ESCONDIDO — When it comes to leaving a lasting impression, either in print or in person, Orange Glen High School teacher Aled Anaya knows exactly what to do.
Anaya discovered his interest in print and design while taking a printing class as a student at Escondido High School. At the time, Anaya said he wasn’t very motivated to do well in school and only signed up for the class to make up for lost credits.
But he quickly realized his love for the art.
“As soon as I walked in and saw what people were doing, I really loved the creative aspect,” Anaya said.
The printing class eventually led Anaya to take on an instructional assistant role in Orange Glen’s printing, graphics and design program almost right after he graduated high school in 2010. A few years later, he began teaching the program and has been there since.
Besides his love for print and design work, Anaya was also inspired to become a teacher by members of his family who worked as educators in Mexico but couldn’t continue to do so once they immigrated to the United States.
Since the school’s print, graphics and design program is a Career and Technical Education pathway, Anaya had to work at least 3,000 hours of professional experience and must continue to develop professionally in the printing and graphics industry to become a teacher in the program.
Anaya continued to gain experience outside of his work with the school district and is now pursuing a bachelor’s degree in digital media and design from California State University San Marcos while teaching.
Anaya introduces his students to various printing methods and equipment available in the industry. He also teaches students how to create print artwork like heat pressing stickers and t-shirts, laser engraving keychains, or designing and binding books.
Students in the printing, graphics and design pathway help oversee print needs for the entire school district. They also work with school and community leaders by creating murals on campus and projects around the city.
Recently the pathway’s students have been working to help the Orange Glen Skate Club by researching how to make skateboard skins.

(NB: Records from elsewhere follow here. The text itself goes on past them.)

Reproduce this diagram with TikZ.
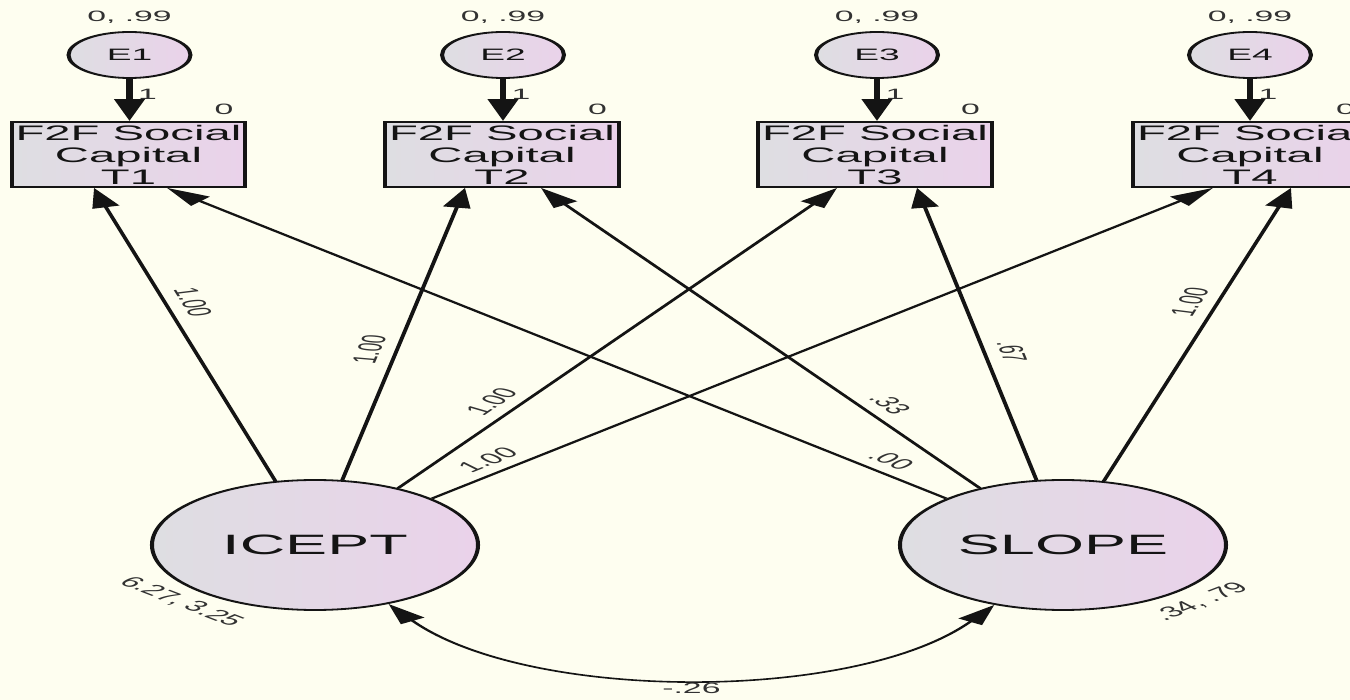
\documentclass[tikz,border=0pt]{standalone}
\usepackage{fontspec}
\setmainfont{Liberation Sans}
\usetikzlibrary{arrows.meta,calc,shapes.geometric}

\definecolor{paper}{RGB}{254,254,240}
\definecolor{shadeL}{RGB}{222,222,226}
\definecolor{shadeR}{RGB}{234,210,234}
\definecolor{ink}{RGB}{20,20,20}
\definecolor{numink}{RGB}{50,50,50}

\begin{document}
\begin{tikzpicture}[x=1pt,y=-1pt]
% page and background
\fill[paper] (0,0) rectangle (1350,700);
\useasboundingbox (0,0) rectangle (1350,700);

% the model is drawn narrow and widened as a whole
\begin{scope}[x=0.444444pt, transform canvas={xscale=2.25},
  every node/.style={text=ink},
  latent/.style={ellipse, draw=ink, line width=1.8pt, left color=shadeL, right color=shadeR, inner sep=0pt},
  errvar/.style={latent, minimum width=54.2pt, minimum height=46pt, font=\fontsize{16.5}{18}\selectfont},
  factor/.style={latent, minimum width=144.9pt, minimum height=130pt, font=\fontsize{28}{30}\selectfont},
  observed/.style={rectangle, draw=ink, line width=1.8pt, left color=shadeL, right color=shadeR,
    minimum width=103.6pt, minimum height=65pt, inner sep=0.5pt, align=center,
    font=\fontsize{21}{22}\selectfont},
  num/.style={text=numink, font=\fontsize{15}{17}\selectfont, inner sep=0pt},
  load/.style={draw=ink, line width=1.8pt, -{Triangle[length=20pt,width=12pt]}},
  errpath/.style={draw=ink, line width=2.8pt, -{Triangle[length=22pt,width=13pt]}},
  cov/.style={draw=ink, line width=1.6pt, {Triangle[length=20pt,width=12pt]}-{Triangle[length=20pt,width=12pt]}},
  lab/.style={num, sloped, above=6pt},
]

% error terms
\node[errvar] (e1) at (129.5,55) {E1};
\node[errvar] (e2) at (503,55) {E2};
\node[errvar] (e3) at (877,55) {E3};
\node[errvar] (e4) at (1250,55) {E4};

% observed measures
\node[observed] (t1) at (128.5,154.5) {F2F Social\\Capital\\T1};
\node[observed] (t2) at (502,154.5) {F2F Social\\Capital\\T2};
\node[observed] (t3) at (875,154.5) {F2F Social\\Capital\\T3};
\node[observed] (t4) at (1250,154.5) {F2F Social\\Capital\\T4};

% growth factors
\node[factor] (ic) at (315,545) {ICEPT};
\node[factor] (sl) at (1063,545) {SLOPE};

% error variances, fixed paths and intercepts
\foreach \e/\t in {e1/t1, e2/t2, e3/t3, e4/t4}{
  \node[num] (\e var) at ($(\e)+(0,-38)$) {0, .99};
  \draw[errpath] (\e) -- (\e |- \t.north);
  \node[num] (\e one) at ($(\e.south)+(18,15)$) {1};
  \node[num] (\t mean) at ($(\t.north east)+(-23,-12)$) {0};
}

% intercept loadings
\draw[load] (ic) -- node[lab, pos=0.600] (l1) {1.00} ($(t1.south)+(-34.5,0)$);
\draw[load] (ic) -- node[lab, pos=0.440] (l2) {1.00} ($(t2.south)+(-37,0)$);
\draw[load] (ic) -- node[lab, pos=0.265] (l3) {1.00} ($(t3.south)+(-38,0)$);
\draw[load] (ic) -- node[lab, pos=0.095] (l4) {1.00} ($(t4.south)+(-37,0)$);

% slope loadings
\draw[load] (sl) -- node[lab, pos=0.094] (s1) {.00} ($(t1.south)+(38.5,0)$);
\draw[load] (sl) -- node[lab, pos=0.257] (s2) {.33} ($(t2.south)+(39,0)$);
\draw[load] (sl) -- node[lab, pos=0.431] (s3) {.67} ($(t3.south)+(42,0)$);
\draw[load] (sl) -- node[lab, pos=0.600] (s4) {1.00} ($(t4.south)+(41,0)$);

% factor means and variances
\node[num, rotate=-40.8] (icstats) at ($(ic)+(-134,57)$) {6.27, 3.25};
\node[num, rotate=40.8] (slstats) at ($(sl)+(138,57)$) {.34, .79};

% factor covariance
\draw[cov] (ic.-61) .. controls +(140,98) and +(-140,98) .. node[num, below=4pt] (covlab) {-.26} (sl.-117);

\end{scope}
\end{tikzpicture}
\end{document}
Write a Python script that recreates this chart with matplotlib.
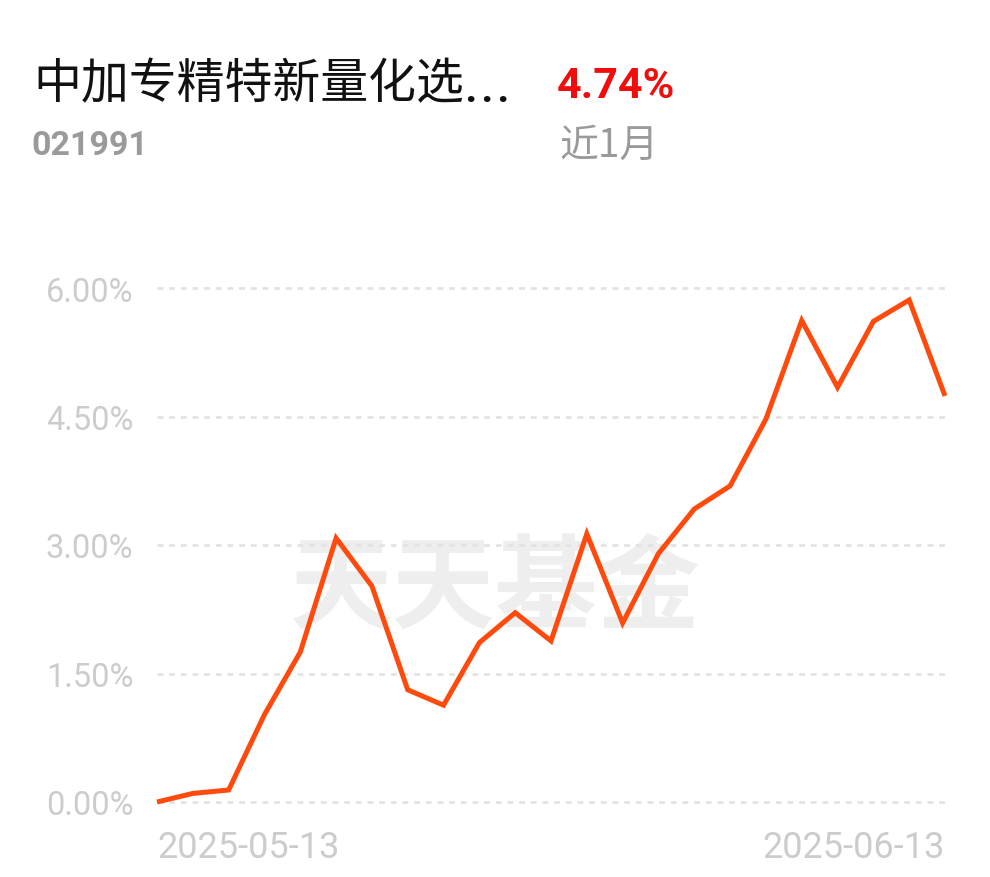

Last fall, Anaya worked with the city to get his students’ murals in Washington Park. Because of his students’ interest in using spray paint, Anaya has been working on his skills and has since worked on several murals around San Diego County, including one in Chicano Park on the back wall of the handball courts.
Not only are students learning how to print their art, but they’re also learning entrepreneurial skills they could use in a professional format.
“A lot of students can learn these useful skills here and then apply them by starting their own business or helping an existing family business,” Anaya said.
Anaya works with a lot of students who often lack motivation to perform well in school just as he did, which is why he directs his focus on supporting his students by providing them a creative outlet and building their confidence through the skills they learn.
“A lot of students out there need the creative space and autonomy to walk in and be supported by their teachers,” he said. “I want them to be more confident individuals.”
Mia Funk, director of College and Career Readiness in the district, said Anaya is “his most authentic self with students,” which helps him to build better connections with them. He was recently spotlighted by the district in its monthly newsletter to demonstrate his impactful work with students.
“Aled leads through relationships,” Funk said. “He honors students’ cultural heritage and legacy, he fosters an environment in the classroom where students feel welcome and part of a community.”
Community members can have a chance to see the work Anaya’s students are doing in the first-ever OGHS Art and Design Showcase on April 21 at the campus’s Career and Technical Education (CTE) Plaza, 2200 Glenridge Road.